**Challenge:** Only the lines from the start of the data through the line with "const covValue = -0.141;" belong in the copy. Restate them word for word, minus the pictures.
— BEGIN Information shown —
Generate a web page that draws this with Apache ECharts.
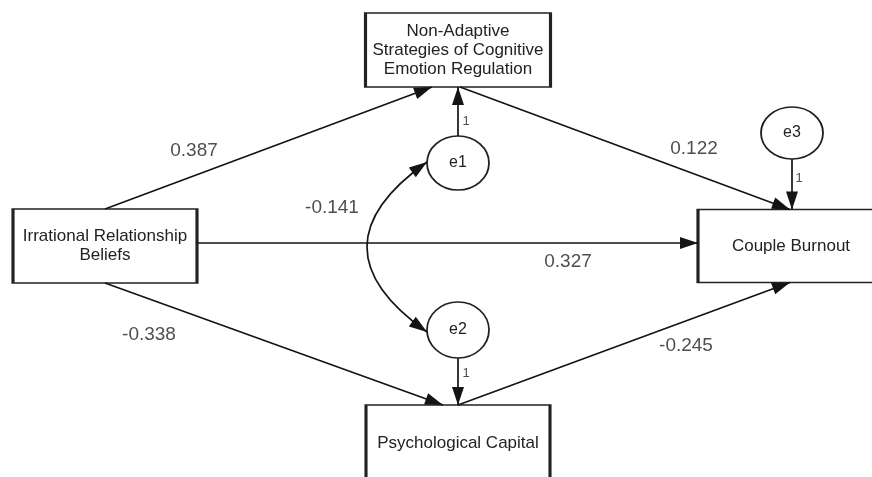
<!DOCTYPE html>
<html><head><meta charset="utf-8">
<script src="https://cdn.jsdelivr.net/npm/echarts@6.0.0/dist/echarts.min.js"></script>
<style>html,body{margin:0;padding:0;background:#fff}#c{width:872px;height:477px}</style>
</head><body><div id="c"></div>
<script>
// ---- data ----
const variables = ['IRB', 'NAS', 'CB', 'PC'];
const variableLabels = ['Irrational Relationship\nBeliefs', 'Non-Adaptive\nStrategies of Cognitive\nEmotion Regulation', 'Couple Burnout', 'Psychological Capital'];
const errorTerms = ['e1', 'e2', 'e3'];
const errorTargets = ['NAS', 'PC', 'CB'];
const errorLoadings = [1, 1, 1];
const pathFrom = ['IRB', 'NAS', 'IRB', 'IRB', 'PC'];
const pathTo = ['NAS', 'CB', 'CB', 'PC', 'CB'];
const pathCoefficients = [0.387, 0.122, 0.327, -0.338, -0.245];
const covPair = ['e1', 'e2'];
const covValue = -0.141;

// ---- layout (diagram geometry) ----
const boxLayout = {
  IRB: {cx: 105, cy: 246, w: 184, h: 74},
  NAS: {cx: 458, cy: 50, w: 185, h: 74},
  CB: {cx: 791, cy: 246, w: 186, h: 73},
  PC: {cx: 458, cy: 443, w: 184, h: 76}
};
const circleLayout = {
  e1: {cx: 458, cy: 163, rx: 31, ry: 27, side: 'top'},
  e2: {cx: 458, cy: 330, rx: 31, ry: 28, side: 'bottom'},
  e3: {cx: 792, cy: 133, rx: 31, ry: 26, side: 'bottom'}
};
const pathAnchors = [
  ['top', 0, 'bottom', -26],
  ['bottom', 2, 'top', -1],
  ['right', -3, 'left', -3],
  ['bottom', 0, 'top', -15],
  ['top', 0, 'bottom', -1]
];
const pathLabelPos = [[194, 151], [694, 149], [568, 262], [149, 335], [686, 346]];
const loadingLabelPos = [[466, 121], [466, 373], [799, 178]];
const covLabelPos = [332, 208];
const covCurveness = -0.706;

function anchor(b, side, off) {
  if (side === 'top') return [b.cx + off, b.cy - b.h / 2];
  if (side === 'bottom') return [b.cx + off, b.cy + b.h / 2];
  if (side === 'left') return [b.cx - b.w / 2, b.cy + off];
  return [b.cx + b.w / 2, b.cy + off];
}
function fmt(v) { return v.toFixed(3); }

const ARROW = 'path://M8,8 L10.67,16 L5.33,16 Z M0,0 L0.01,0 L0,0.01 Z M16,16 L15.99,16 L16,15.99 Z';
const LINE_COLOR = '#141414';
const TEXT_COLOR = '#222222';

const boxData = variables.map((v, i) => {
  const b = boxLayout[v];
  return {value: [b.cx, b.cy], symbol: 'rect', symbolSize: [b.w, b.h], label: {formatter: variableLabels[i]}};
});
const circleData = errorTerms.map(e => {
  const c = circleLayout[e];
  return {value: [c.cx, c.cy], symbol: 'circle', symbolSize: [c.rx * 2, c.ry * 2], label: {formatter: e}};
});

const pathLines = pathFrom.map((f, i) => {
  const a = pathAnchors[i];
  return {coords: [anchor(boxLayout[f], a[0], a[1]), anchor(boxLayout[pathTo[i]], a[2], a[3])]};
});
const errorLines = errorTerms.map((e, i) => {
  const c = circleLayout[e];
  const b = boxLayout[errorTargets[i]];
  const start = c.side === 'top' ? [c.cx, c.cy - c.ry] : [c.cx, c.cy + c.ry];
  const end = c.side === 'top' ? [c.cx, b.cy + b.h / 2] : [c.cx, b.cy - b.h / 2];
  return {coords: [start, end]};
});
const c1 = circleLayout[covPair[0]], c2 = circleLayout[covPair[1]];
const covLine = [{coords: [[c1.cx - c1.rx, c1.cy - 1], [c2.cx - c2.rx, c2.cy + 2]]}];

const textData = []
  .concat(pathCoefficients.map((v, i) => ({value: pathLabelPos[i], label: {formatter: fmt(v), fontSize: 19}})))
  .concat(errorLoadings.map((v, i) => ({value: loadingLabelPos[i], label: {formatter: String(v), fontSize: 13}})))
  .concat([{value: covLabelPos, label: {formatter: fmt(covValue), fontSize: 19}}]);

const chart = echarts.init(document.getElementById('c'), null, {renderer: 'canvas'});
chart.setOption({
  backgroundColor: '#ffffff',
  animation: false,
  grid: {left: 0, right: 0, top: 0, bottom: 0},
  xAxis: {type: 'value', min: 0, max: 872, show: false},
  yAxis: {type: 'value', min: 0, max: 477, inverse: true, show: false},
  series: [
    {
      type: 'lines', coordinateSystem: 'cartesian2d', z: 3, silent: true,
      symbol: ['none', ARROW], symbolSize: [0, 36],
      lineStyle: {color: LINE_COLOR, width: 1.7, opacity: 1},
      data: pathLines.concat(errorLines)
    },
    {
      type: 'lines', coordinateSystem: 'cartesian2d', z: 3, silent: true,
      symbol: [ARROW, ARROW], symbolSize: [36, 36],
      lineStyle: {color: LINE_COLOR, width: 1.7, opacity: 1, curveness: covCurveness},
      data: covLine
    },
    {
      type: 'scatter', z: 2, silent: true,
      itemStyle: {color: '#ffffff', borderColor: '#222', borderWidth: 2, opacity: 1},
      label: {show: true, position: 'inside', color: TEXT_COLOR, fontFamily: 'Liberation Sans, Arial, sans-serif', fontSize: 17, lineHeight: 19},
      data: boxData
    },
    {
      type: 'scatter', z: 2, silent: true,
      itemStyle: {color: '#ffffff', borderColor: '#222', borderWidth: 1.7, opacity: 1},
      label: {show: true, position: 'inside', color: TEXT_COLOR, fontFamily: 'Liberation Sans, Arial, sans-serif', fontSize: 16},
      data: circleData
    },
    {
      type: 'scatter', z: 4, silent: true, symbol: 'circle', symbolSize: 1,
      itemStyle: {color: 'rgba(0,0,0,0)'},
      label: {show: true, position: 'inside', color: TEXT_COLOR, fontFamily: 'Liberation Sans, Arial, sans-serif'},
      data: textData
    }
  ]
});
</script>
</body></html>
— END Information shown —
**Full answer:**
Generate a web page that draws this with Apache ECharts.
<!DOCTYPE html>
<html><head><meta charset="utf-8">
<script src="https://cdn.jsdelivr.net/npm/echarts@6.0.0/dist/echarts.min.js"></script>
<style>html,body{margin:0;padding:0;background:#fff}#c{width:872px;height:477px}</style>
</head><body><div id="c"></div>
<script>
// ---- data ----
const variables = ['IRB', 'NAS', 'CB', 'PC'];
const variableLabels = ['Irrational Relationship\nBeliefs', 'Non-Adaptive\nStrategies of Cognitive\nEmotion Regulation', 'Couple Burnout', 'Psychological Capital'];
const errorTerms = ['e1', 'e2', 'e3'];
const errorTargets = ['NAS', 'PC', 'CB'];
const errorLoadings = [1, 1, 1];
const pathFrom = ['IRB', 'NAS', 'IRB', 'IRB', 'PC'];
const pathTo = ['NAS', 'CB', 'CB', 'PC', 'CB'];
const pathCoefficients = [0.387, 0.122, 0.327, -0.338, -0.245];
const covPair = ['e1', 'e2'];
const covValue = -0.141;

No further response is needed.